There were fewer than 10 people that even knew I had commenced collecting fine knives again, 2,000 to 4,000 layer Damascus katanas, several Gli Hibben pieces (including one on custom order for Jesse right now) and another thousand dollars or so of knives just since last Friday.
So it leaves me in the ugly position of knowing the only people who enter my home at all (I'm a VERY private person), and further knowing that beside Mila, my Warrior Woman of 35 years, and my son, Jesse, with whom I would without question trust with my life, I am stuck in the very ugly position of knowing it had to be less that a half-dozen future in-laws that secretly entered into mine and Mila's bedroom, which EVERYONE knows is strictly off limits to anyone but us, and stole a most valuable stash of Ros Arms Russian Cutlery and the single-most beautiful pair of engraved blades with 24ct, solid gold gilding I've ever owned.

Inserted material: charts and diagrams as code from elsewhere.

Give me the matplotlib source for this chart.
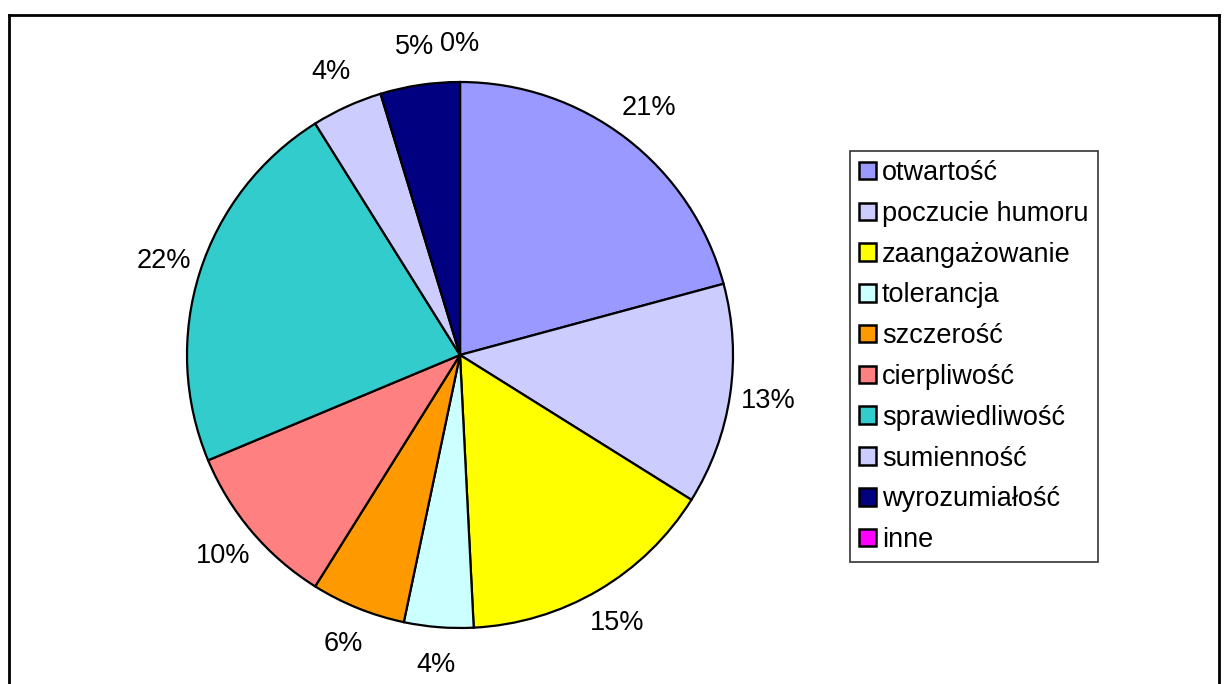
import matplotlib.pyplot as plt
from matplotlib.patches import Patch
from matplotlib.lines import Line2D

plt.rcParams['font.family'] = ['Liberation Sans', 'DejaVu Sans']

# data (shares in %, labels show rounded values)
labels = ['otwartość', 'poczucie humoru', 'zaangażowanie', 'tolerancja',
          'szczerość', 'cierpliwość', 'sprawiedliwość', 'sumienność',
          'wyrozumiałość', 'inne']
values = [20.8, 13.1, 15.3, 4.1, 5.6, 9.8, 22.4, 4.2, 4.7, 0.0]
colors = ['#9999FF', '#CCCCFF', '#FFFF00', '#CCFFFF', '#FF9900',
          '#FF8080', '#33CCCC', '#CCCCFF', '#000080', '#FF00FF']

W, H = 1225, 684
fig = plt.figure(figsize=(W / 100, H / 100), dpi=100)

# outer frame (bottom edge is cut off in the original)
fx0, fx1, fy = 8.5 / W, 1218.5 / W, 1 - 14.5 / H
for xs, ys in [([fx0, fx0], [fy, -0.1]), ([fx0, fx1], [fy, fy]), ([fx1, fx1], [fy, -0.1])]:
    fig.add_artist(Line2D(xs, ys, color='black', lw=2, transform=fig.transFigure))

# pie axes: centre (460, 355), radius 273 px
cx, cy, r = 460, 355, 273
ax = fig.add_axes([(cx - r) / W, 1 - (cy + r) / H, 2 * r / W, 2 * r / H])
wedges, texts = ax.pie(values, colors=colors, startangle=90, counterclock=False,
                       labels=[f'{round(v)}%' for v in values], labeldistance=1.14,
                       wedgeprops=dict(edgecolor='black', linewidth=1.6),
                       textprops=dict(fontsize=19.5, ha='center', va='center'))
for t in texts:
    t.set_horizontalalignment('center')
ax.set_xlim(-1, 1)
ax.set_ylim(-1, 1)
ax.set_aspect('equal')
ax.axis('off')

handles = [Patch(facecolor=c, edgecolor='black', linewidth=1.8) for c in colors]
leg = fig.legend(handles, labels, loc='upper left',
                 bbox_to_anchor=(850 / W, 1 - 151 / H), fontsize=19.5,
                 frameon=True, fancybox=False, edgecolor='black',
                 handlelength=0.62, handleheight=0.62, handletextpad=0.22,
                 labelspacing=0.545, borderpad=0.34, borderaxespad=0)
leg.get_frame().set_linewidth(1.2)

fig.savefig('out.png', dpi=100)
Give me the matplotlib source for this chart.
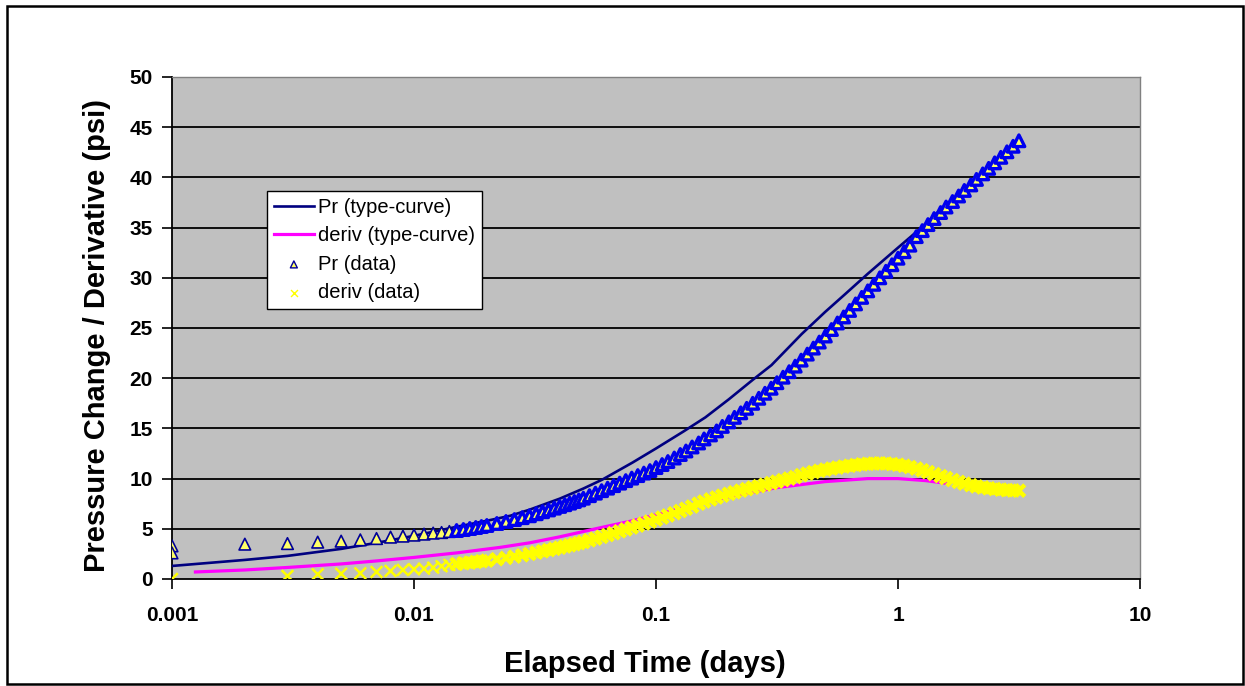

It crushed me. I took down every single one of the 70-80 knives I had hanging or laying on display, wrapped them, protected them (Cleaned, lubed, polished, etc.) and gave them to my so with the admonition that I I don't even want to LOOK at the other $2K-$2.5K in knives when they arrive next week. I don't think I EVER want to see another quality knife again as long as I live.
Every time i even think of those knives I will know for certain that people I thought I could trust the most in my life stole from me not just knives, but the sanctity, security, peaceful and quiet safety and security that I, hell, ANYONE should have the right to expect and enjoy within the confines of their home.
Not just this incident, but any similar circumstance should never be visited upon anyone in their home surrounded by people who supposedly love them.
Just when I thought I could again live and have a good time my dreams get smashed, rubbed into the dirt, and I guess life will never seem the same again. Oh, I know that I am far from the first and will be far from the last to be ripped off by prospective new family, but this has hurt me far worst then I would have imagined as someone with certain knowledge that, if I'm lucky, I have only lost twenty to thirty years of my lifespan from the ravages of cancer, the permanent damage to every cartilaginous structure in my throat, the eternal pain in which I must live, the handfuls of drugs that damn near leave me comatose, multiple rounds of double pneumonia; I guess I just got cocky and figured it was time for my to get a break.
Well it's finally happened. My spirit is crushed, I must blind myself to that which I must see, and I once again must forfeit any right I may once thought I had to believe that life can be worthwhile living. If the thief had been truly in need, come to me to ask help, they would have gladly received my help if able.
By doing it this way he/she has proven themselves gutless cowards, broken further an already broken heart, broken the bounds of trust among purported future family members, and proven once again that it is easier to steal from someone who trusts them than to seek honest work and pay their own way in the real world. A real puke-faced coward all right.